Technology of the Trade
Burglar alarms, digital video surveillance, use of armored cars for deposits, point of sale analytics and customer-visible close circuit monitors are the top five loss prevention methods currently in use. A little more than 92% of retail businesses use burglar alarms. Use of digital video recorders (84.1%) increased the most over the previous year, up 9.5%. Use of armored car pickups was the only one of the top five to decline, dropping 6.4%.
Use of merchandise alarms, including radio frequency identification (RFID), is the fastest growing trend in loss prevention technology, rising 25.4% in 2018. Other popular trends include use of Acousto-Magnetic (AM) electronic security tags and check approval database screening system. AM tags are similar to magnetic and RFID loss prevention tags but are preferred by some retailers because they provide fewer false alarms than other systems.
Other Steps
Loss prevention technology isn’t the only way to slow theft.
Employee training is a valuable tool in deterring theft. Associates should be trained to be vigilant both inside and outside the store. Product knowledge is also a big part of deterring theft. Some shoplifters swap UPC stickers or tags on items they want to steal for those on cheaper items. Solid product and pricing knowledge prevent these kinds of schemes.

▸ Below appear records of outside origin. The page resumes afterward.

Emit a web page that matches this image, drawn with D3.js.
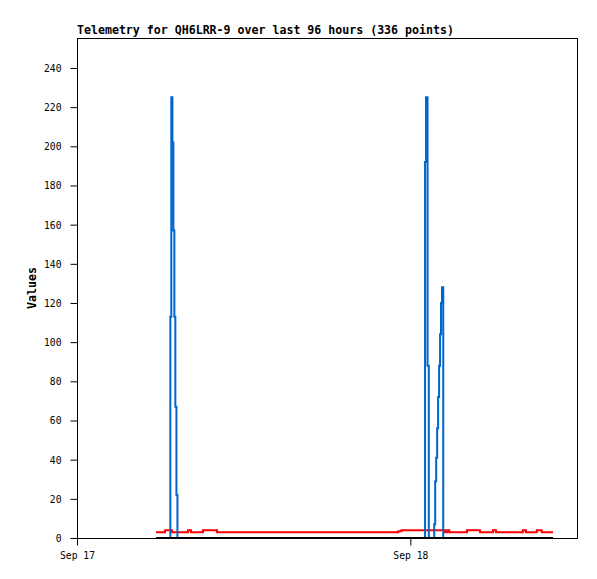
<!DOCTYPE html>
<html>
<head>
<meta charset="utf-8">
<script src="https://cdn.jsdelivr.net/npm/d3@7"></script>
<style>
  html, body { margin: 0; padding: 0; background: #fff; }
  svg { display: block; }
  text { font-family: "DejaVu Sans Mono", "Liberation Mono", monospace; }
</style>
</head>
<body>
<div id="chart"></div>
<script>
// ---- data (hours after Sep 17 00:00 UTC) ----
const titleText = "Telemetry for QH6LRR-9 over last 96 hours (336 points)";
const yLabel = "Values";
const xTickLabels = ["2023-09-17", "2023-09-18"];
const yTicks = [0, 20, 40, 60, 80, 100, 120, 140, 160, 180, 200, 220, 240];

const blueHours  = [5.69, 6.72, 6.79, 6.87, 6.94, 7.01, 7.08, 7.16, 7.23,
                    25.06, 25.13, 25.24, 25.33,
                    25.72, 25.79, 25.86, 25.93, 26.00, 26.07, 26.14, 26.21, 26.28, 26.37,
                    34.27];
const blueValues = [0, 113, 225, 202, 157, 113, 67, 22, 0,
                    192, 225, 88, 0,
                    7, 29, 41, 56, 72, 88, 104, 120, 128, 0,
                    0];

const redHours  = [5.69, 6.34, 6.84, 7.99, 8.21, 9.07, 10.08,
                   23.14, 23.36, 26.50, 26.65, 26.80, 28.08, 29.02, 29.95, 30.17,
                   32.10, 32.32, 33.10, 33.46, 34.27];
const redValues = [3, 4, 3, 4, 3, 4, 3,
                   3.5, 4, 3, 4, 3, 4, 3, 4, 3,
                   4, 3, 4, 3, 3];

const blackHours  = [5.69, 34.27];
const blackValues = [0, 0];

// ---- layout ----
const W = 597, H = 579;
const L = 77, T = 38, R = 577, B = 538;

const parse = d3.utcParse("%Y-%m-%d");
const t0 = parse(xTickLabels[0]);
const toDate = h => new Date(t0.getTime() + h * 3600e3);

const x = d3.scaleUtc()
  .domain([t0, toDate(36.0)])
  .range([L, R]);
const y = d3.scaleLinear()
  .domain([0, 255.3])
  .range([B, T]);

const svg = d3.select("#chart").append("svg")
  .attr("width", W).attr("height", H);

svg.append("rect").attr("width", W).attr("height", H).attr("fill", "#fff");

// frame
svg.append("rect")
  .attr("x", L + 0.5).attr("y", T + 0.5)
  .attr("width", R - L).attr("height", B - T)
  .attr("fill", "none").attr("stroke", "#000").attr("stroke-width", 1);

const mk = (hours, vals) => hours.map((h, i) => ({ t: toDate(h), v: vals[i] }));
const line = d3.line().x(d => x(d.t)).y(d => y(d.v)).curve(d3.curveStepAfter);

svg.append("path").datum(mk(redHours, redValues))
  .attr("d", line).attr("fill", "none").attr("stroke", "#ff0000").attr("stroke-width", 2);
svg.append("path").datum(mk(blueHours, blueValues))
  .attr("d", line).attr("fill", "none").attr("stroke", "#0066cc").attr("stroke-width", 2);
svg.append("path").datum(mk(blackHours, blackValues))
  .attr("d", line).attr("fill", "none").attr("stroke", "#000").attr("stroke-width", 2);

// y axis
const yAxis = svg.append("g")
  .attr("transform", `translate(${L + 0.5},0)`)
  .call(d3.axisLeft(y).tickValues(yTicks).tickSize(7).tickPadding(9).tickSizeOuter(0));
yAxis.select(".domain").remove();
yAxis.selectAll("text")
  .attr("font-family", "DejaVu Sans Mono, monospace")
  .attr("font-size", 9.7)
  .attr("fill", "#000")
  .attr("dy", "0.35em");
yAxis.selectAll("line").attr("stroke", "#000");

// x axis
const xAxis = svg.append("g")
  .attr("transform", `translate(0,${B + 0.5})`)
  .call(d3.axisBottom(x).tickValues(xTickLabels.map(parse))
    .tickFormat(d3.utcFormat("%b %d")).tickSize(7).tickPadding(7).tickSizeOuter(0));
xAxis.select(".domain").remove();
xAxis.selectAll("text")
  .attr("font-family", "DejaVu Sans Mono, monospace")
  .attr("font-size", 9.7)
  .attr("fill", "#000");
xAxis.selectAll("line").attr("stroke", "#000");

// title
svg.append("text")
  .attr("x", L).attr("y", 34)
  .attr("font-size", 11.6).attr("font-weight", "bold")
  .attr("fill", "#000")
  .text(titleText);

// y label
svg.append("text")
  .attr("transform", `translate(36,${(T + B) / 2}) rotate(-90)`)
  .attr("text-anchor", "middle")
  .attr("font-size", 11.6).attr("font-weight", "bold")
  .attr("fill", "#000")
  .text(yLabel);
</script>
</body>
</html>
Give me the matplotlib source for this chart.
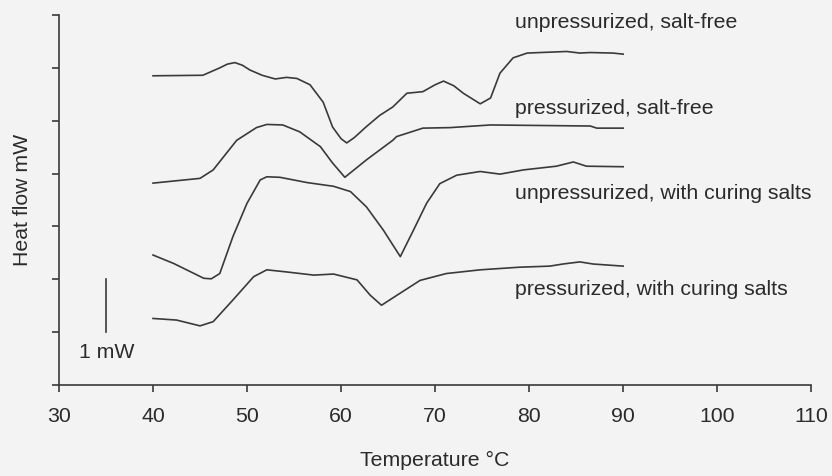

“A successful program to reduce (shrinkage) at POS leverages both technology and training,” Lisa LaBruno, senior vice president for retail operations at the Retail Industry Leaders Association (RILA), an industry organization, tells CSO Online. “Among the key components of associate training is making every employee feel like he or she has a responsibility to prevent shrink from occurring.”
Interacting with your customers is another way to reduce shrinkage, according to Curtis Baillie, an independent security management consultant. He says attention is the last thing shoplifters want and if they are getting it from sales associates, they’ll most likely take their “business” elsewhere.
Monitoring your garbage is another theft deterrent. Some shoplifters drop items into trash bins inside and outside a store to collect later. So, keeping an eye on the garbage can keep merchandise on the shelves.
Loss prevention technology is continually evolving as it deals with new and increasing threats. Often, the best defense is to use the new tools technology provides to deter the onslaught.